* Start *
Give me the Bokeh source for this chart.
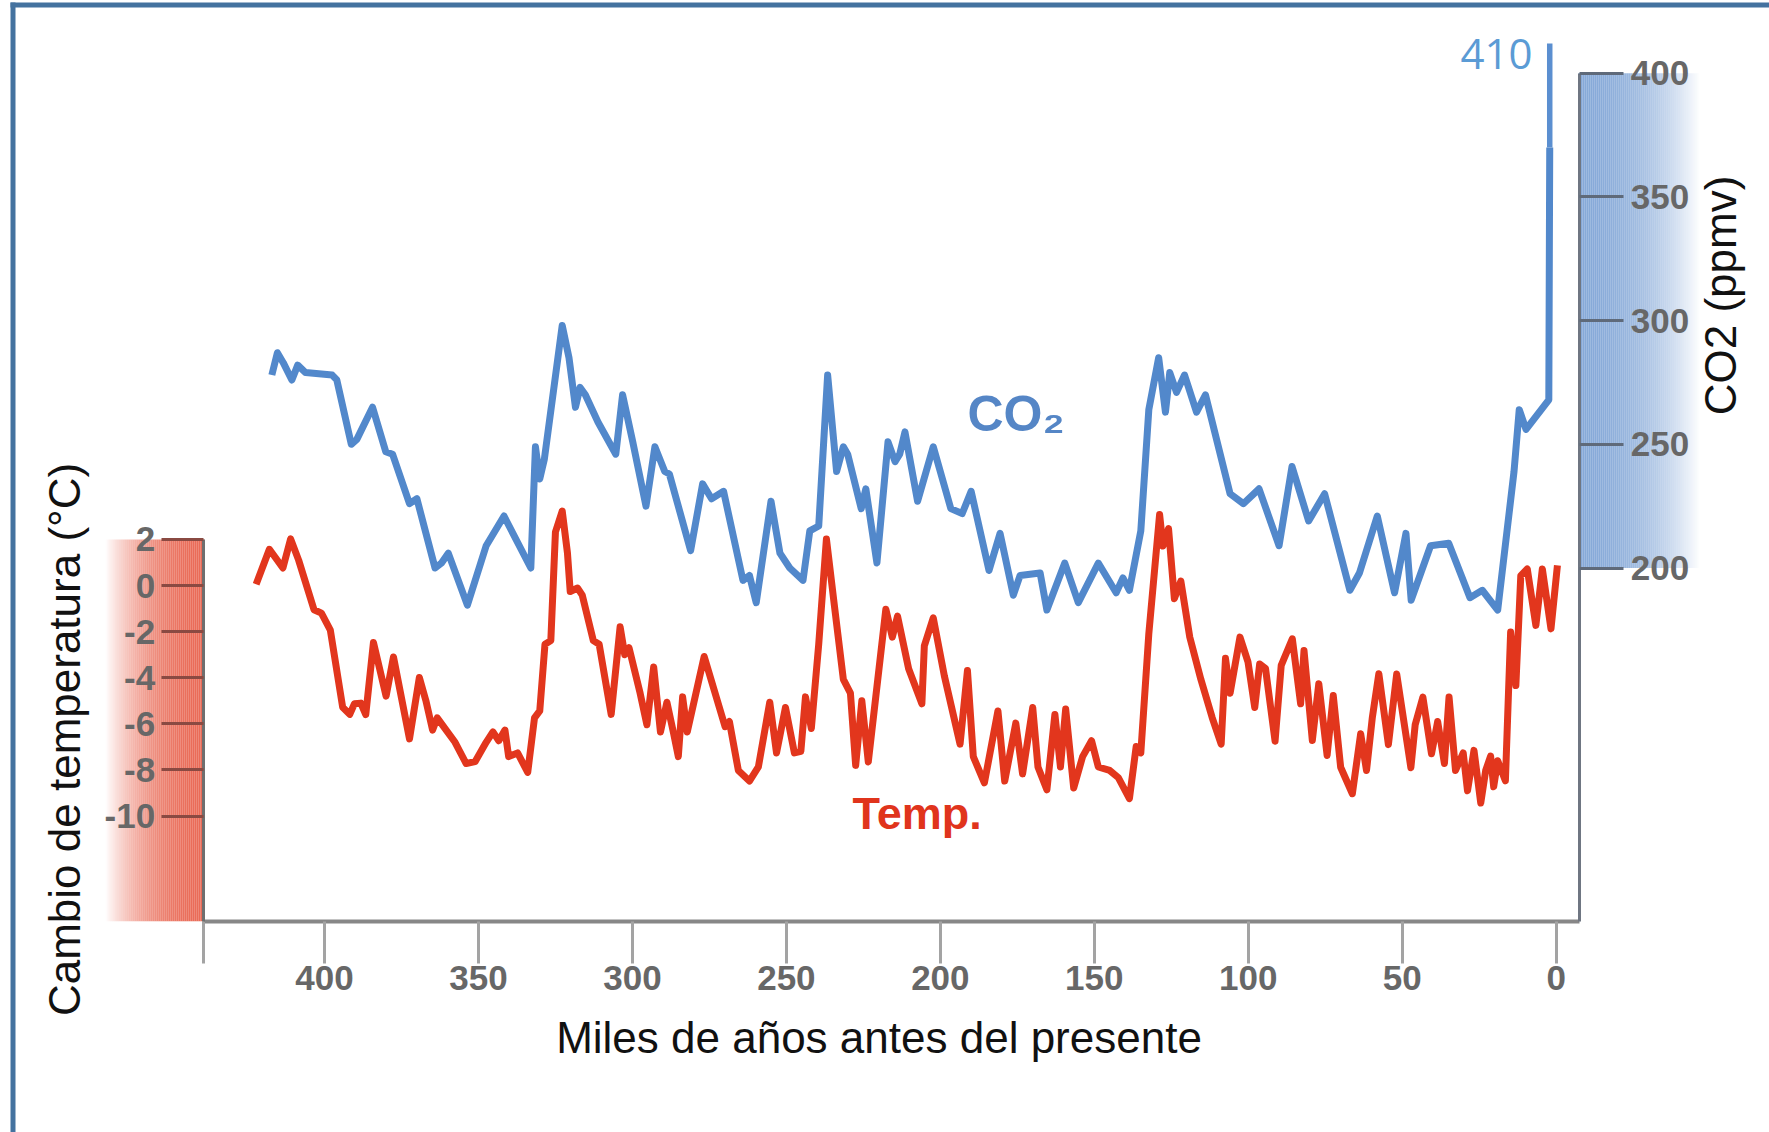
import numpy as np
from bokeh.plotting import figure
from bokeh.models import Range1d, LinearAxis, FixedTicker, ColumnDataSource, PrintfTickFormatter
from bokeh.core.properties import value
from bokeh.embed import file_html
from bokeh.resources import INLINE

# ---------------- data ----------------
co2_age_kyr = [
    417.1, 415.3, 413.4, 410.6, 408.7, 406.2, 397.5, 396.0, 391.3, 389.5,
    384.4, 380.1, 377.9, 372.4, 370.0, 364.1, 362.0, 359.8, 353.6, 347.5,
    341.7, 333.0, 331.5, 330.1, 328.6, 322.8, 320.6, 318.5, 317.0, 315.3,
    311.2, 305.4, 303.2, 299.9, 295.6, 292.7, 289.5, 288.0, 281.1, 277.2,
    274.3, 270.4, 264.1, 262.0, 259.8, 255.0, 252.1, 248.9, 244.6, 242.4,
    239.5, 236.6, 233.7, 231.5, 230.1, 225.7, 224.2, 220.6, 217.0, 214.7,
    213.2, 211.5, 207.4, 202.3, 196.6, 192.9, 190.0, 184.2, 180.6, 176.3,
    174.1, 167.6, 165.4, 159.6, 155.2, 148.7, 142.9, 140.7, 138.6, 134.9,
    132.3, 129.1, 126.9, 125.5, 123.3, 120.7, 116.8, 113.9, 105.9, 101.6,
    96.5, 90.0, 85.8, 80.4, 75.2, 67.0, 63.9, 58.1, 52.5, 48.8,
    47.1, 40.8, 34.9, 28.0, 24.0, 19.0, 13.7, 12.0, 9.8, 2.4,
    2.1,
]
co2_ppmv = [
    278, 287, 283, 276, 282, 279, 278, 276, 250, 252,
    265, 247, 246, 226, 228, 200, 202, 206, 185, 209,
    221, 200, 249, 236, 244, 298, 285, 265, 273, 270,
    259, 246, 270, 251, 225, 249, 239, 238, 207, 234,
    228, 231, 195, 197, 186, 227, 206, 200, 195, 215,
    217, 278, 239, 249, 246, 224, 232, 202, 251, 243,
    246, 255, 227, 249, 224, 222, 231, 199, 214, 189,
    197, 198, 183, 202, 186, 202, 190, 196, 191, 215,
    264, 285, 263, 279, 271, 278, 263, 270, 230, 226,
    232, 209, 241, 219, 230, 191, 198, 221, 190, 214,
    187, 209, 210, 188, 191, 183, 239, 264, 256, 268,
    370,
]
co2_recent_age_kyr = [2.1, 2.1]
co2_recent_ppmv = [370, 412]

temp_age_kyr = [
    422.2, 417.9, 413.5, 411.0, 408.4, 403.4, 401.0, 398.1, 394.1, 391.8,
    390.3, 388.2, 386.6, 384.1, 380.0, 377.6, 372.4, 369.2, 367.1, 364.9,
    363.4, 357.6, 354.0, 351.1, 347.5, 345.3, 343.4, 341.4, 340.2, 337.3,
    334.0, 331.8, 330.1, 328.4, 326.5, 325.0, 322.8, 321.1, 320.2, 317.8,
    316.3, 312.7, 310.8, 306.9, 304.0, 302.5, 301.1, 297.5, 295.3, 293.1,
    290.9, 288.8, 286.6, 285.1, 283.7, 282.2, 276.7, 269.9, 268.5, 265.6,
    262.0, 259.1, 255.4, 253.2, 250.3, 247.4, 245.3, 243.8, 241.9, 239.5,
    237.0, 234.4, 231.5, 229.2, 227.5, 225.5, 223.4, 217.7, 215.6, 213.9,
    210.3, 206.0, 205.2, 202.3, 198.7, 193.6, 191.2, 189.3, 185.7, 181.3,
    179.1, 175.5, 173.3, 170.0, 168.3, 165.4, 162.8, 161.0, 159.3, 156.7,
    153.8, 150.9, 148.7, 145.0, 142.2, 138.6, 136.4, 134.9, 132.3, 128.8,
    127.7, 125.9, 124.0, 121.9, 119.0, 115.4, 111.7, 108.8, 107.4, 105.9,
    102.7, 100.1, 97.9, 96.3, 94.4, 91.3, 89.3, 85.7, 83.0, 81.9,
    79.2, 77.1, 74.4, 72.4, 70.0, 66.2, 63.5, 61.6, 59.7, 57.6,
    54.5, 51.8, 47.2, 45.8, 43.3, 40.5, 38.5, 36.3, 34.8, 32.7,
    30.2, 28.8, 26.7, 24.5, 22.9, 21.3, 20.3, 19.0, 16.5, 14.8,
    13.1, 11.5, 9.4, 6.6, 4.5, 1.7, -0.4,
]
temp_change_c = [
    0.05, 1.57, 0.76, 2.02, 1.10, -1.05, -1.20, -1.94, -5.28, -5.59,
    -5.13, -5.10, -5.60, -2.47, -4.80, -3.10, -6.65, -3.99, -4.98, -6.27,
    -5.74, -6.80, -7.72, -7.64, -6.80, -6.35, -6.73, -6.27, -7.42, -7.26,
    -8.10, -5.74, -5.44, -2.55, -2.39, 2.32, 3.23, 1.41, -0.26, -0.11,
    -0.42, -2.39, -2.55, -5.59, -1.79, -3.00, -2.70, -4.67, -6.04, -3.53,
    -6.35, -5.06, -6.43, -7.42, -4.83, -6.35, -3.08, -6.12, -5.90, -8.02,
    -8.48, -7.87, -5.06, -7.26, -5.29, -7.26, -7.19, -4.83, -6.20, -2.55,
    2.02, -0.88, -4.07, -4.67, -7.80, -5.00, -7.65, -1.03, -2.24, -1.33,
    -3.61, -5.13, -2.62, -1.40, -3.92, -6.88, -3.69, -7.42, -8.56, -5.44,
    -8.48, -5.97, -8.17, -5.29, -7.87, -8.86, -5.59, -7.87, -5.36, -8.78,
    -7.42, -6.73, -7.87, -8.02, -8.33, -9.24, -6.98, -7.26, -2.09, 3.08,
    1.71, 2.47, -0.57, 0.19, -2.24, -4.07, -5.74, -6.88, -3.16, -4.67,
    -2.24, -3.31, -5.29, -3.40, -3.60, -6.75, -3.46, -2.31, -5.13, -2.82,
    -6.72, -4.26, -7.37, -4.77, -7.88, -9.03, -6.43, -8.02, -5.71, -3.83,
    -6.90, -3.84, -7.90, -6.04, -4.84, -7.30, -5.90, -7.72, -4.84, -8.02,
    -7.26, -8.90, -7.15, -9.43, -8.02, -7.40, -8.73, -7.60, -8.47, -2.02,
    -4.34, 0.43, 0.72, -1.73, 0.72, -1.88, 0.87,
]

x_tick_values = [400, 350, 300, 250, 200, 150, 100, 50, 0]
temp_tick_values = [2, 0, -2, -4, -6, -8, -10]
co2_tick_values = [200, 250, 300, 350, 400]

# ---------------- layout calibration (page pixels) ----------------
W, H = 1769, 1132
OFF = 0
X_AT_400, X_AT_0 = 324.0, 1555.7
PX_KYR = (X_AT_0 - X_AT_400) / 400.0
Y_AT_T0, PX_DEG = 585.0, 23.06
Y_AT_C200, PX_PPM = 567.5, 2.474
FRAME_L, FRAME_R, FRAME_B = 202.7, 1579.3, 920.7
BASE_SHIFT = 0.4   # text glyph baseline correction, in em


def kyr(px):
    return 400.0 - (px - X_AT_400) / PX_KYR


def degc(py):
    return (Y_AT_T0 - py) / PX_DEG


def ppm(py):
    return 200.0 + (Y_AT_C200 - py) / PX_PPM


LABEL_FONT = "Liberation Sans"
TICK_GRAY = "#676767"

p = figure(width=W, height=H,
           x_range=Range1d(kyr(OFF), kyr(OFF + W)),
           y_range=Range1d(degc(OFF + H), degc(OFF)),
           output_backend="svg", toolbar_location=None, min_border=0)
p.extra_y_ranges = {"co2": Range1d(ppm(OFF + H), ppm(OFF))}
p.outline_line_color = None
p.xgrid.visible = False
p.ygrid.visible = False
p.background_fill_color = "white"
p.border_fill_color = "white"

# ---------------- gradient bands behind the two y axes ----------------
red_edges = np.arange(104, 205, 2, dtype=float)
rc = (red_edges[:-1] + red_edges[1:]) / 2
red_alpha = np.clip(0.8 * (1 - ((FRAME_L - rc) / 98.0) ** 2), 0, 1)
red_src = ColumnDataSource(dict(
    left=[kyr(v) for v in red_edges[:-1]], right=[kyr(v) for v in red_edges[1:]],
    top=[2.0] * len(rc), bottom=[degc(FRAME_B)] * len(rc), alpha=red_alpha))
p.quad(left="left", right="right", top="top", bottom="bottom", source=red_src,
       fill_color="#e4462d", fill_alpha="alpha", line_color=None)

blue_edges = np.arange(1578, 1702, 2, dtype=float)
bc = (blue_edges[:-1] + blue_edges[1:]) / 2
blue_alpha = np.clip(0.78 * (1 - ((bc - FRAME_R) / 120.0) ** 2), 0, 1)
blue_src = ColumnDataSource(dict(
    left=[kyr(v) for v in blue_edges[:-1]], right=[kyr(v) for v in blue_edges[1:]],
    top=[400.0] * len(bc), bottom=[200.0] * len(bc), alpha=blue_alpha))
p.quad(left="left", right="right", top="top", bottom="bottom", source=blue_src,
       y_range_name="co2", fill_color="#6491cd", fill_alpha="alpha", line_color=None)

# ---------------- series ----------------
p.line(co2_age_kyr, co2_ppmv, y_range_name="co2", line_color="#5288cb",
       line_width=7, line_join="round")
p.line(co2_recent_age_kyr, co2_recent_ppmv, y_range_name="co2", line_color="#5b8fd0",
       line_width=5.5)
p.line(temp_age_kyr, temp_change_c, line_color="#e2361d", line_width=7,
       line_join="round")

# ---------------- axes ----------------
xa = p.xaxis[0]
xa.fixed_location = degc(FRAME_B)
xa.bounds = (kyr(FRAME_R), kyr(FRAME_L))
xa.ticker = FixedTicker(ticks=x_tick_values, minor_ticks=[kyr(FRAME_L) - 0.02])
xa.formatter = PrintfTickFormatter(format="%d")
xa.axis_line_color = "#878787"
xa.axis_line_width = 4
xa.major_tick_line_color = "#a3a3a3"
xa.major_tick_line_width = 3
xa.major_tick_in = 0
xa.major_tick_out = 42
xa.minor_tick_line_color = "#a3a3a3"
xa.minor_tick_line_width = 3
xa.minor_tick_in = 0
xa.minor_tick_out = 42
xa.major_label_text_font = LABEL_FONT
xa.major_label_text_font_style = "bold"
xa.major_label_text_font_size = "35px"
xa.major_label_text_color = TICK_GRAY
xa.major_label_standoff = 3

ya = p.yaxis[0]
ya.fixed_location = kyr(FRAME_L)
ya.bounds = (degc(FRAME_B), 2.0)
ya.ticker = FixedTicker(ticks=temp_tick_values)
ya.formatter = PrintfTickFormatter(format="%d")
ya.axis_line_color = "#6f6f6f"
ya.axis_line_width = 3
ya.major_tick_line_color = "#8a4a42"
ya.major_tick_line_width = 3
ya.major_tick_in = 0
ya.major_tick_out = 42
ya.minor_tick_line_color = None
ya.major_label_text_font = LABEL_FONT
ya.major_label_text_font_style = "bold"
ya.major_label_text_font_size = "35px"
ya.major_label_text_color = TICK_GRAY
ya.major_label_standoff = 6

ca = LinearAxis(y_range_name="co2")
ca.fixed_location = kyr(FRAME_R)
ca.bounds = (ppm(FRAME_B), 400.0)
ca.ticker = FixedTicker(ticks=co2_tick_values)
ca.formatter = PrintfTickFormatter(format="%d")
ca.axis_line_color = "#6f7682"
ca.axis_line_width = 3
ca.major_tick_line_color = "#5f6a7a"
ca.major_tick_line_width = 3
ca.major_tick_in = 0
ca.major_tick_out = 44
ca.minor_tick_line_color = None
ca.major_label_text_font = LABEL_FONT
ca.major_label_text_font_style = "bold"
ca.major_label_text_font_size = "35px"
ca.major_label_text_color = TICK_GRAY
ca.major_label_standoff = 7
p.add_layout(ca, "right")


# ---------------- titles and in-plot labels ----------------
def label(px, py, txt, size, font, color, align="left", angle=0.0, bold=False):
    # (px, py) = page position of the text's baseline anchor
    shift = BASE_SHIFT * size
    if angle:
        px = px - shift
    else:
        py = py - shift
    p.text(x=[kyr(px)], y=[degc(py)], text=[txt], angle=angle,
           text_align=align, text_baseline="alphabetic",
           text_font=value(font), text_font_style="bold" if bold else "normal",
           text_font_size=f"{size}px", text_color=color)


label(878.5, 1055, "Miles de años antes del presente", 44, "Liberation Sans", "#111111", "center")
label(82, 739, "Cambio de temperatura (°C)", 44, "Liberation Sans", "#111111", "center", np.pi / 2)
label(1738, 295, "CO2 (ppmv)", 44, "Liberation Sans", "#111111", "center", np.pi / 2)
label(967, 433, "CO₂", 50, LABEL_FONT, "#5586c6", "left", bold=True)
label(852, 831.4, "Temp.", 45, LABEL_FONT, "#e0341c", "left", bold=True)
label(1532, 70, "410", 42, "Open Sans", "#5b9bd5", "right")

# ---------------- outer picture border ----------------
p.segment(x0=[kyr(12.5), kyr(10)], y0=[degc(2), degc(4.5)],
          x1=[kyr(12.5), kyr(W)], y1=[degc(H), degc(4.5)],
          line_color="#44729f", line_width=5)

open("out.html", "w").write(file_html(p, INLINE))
* End *
▶ [DIRECTIONS FOR THIS TASK]
Repeat only what lies between the start of the data and the end of the line containing "from bokeh.resources import INLINE", exactly, with pictures left out.

▶ [EXERCISE RESULT]
Give me the Bokeh source for this chart.
import numpy as np
from bokeh.plotting import figure
from bokeh.models import Range1d, LinearAxis, FixedTicker, ColumnDataSource, PrintfTickFormatter
from bokeh.core.properties import value
from bokeh.embed import file_html
from bokeh.resources import INLINE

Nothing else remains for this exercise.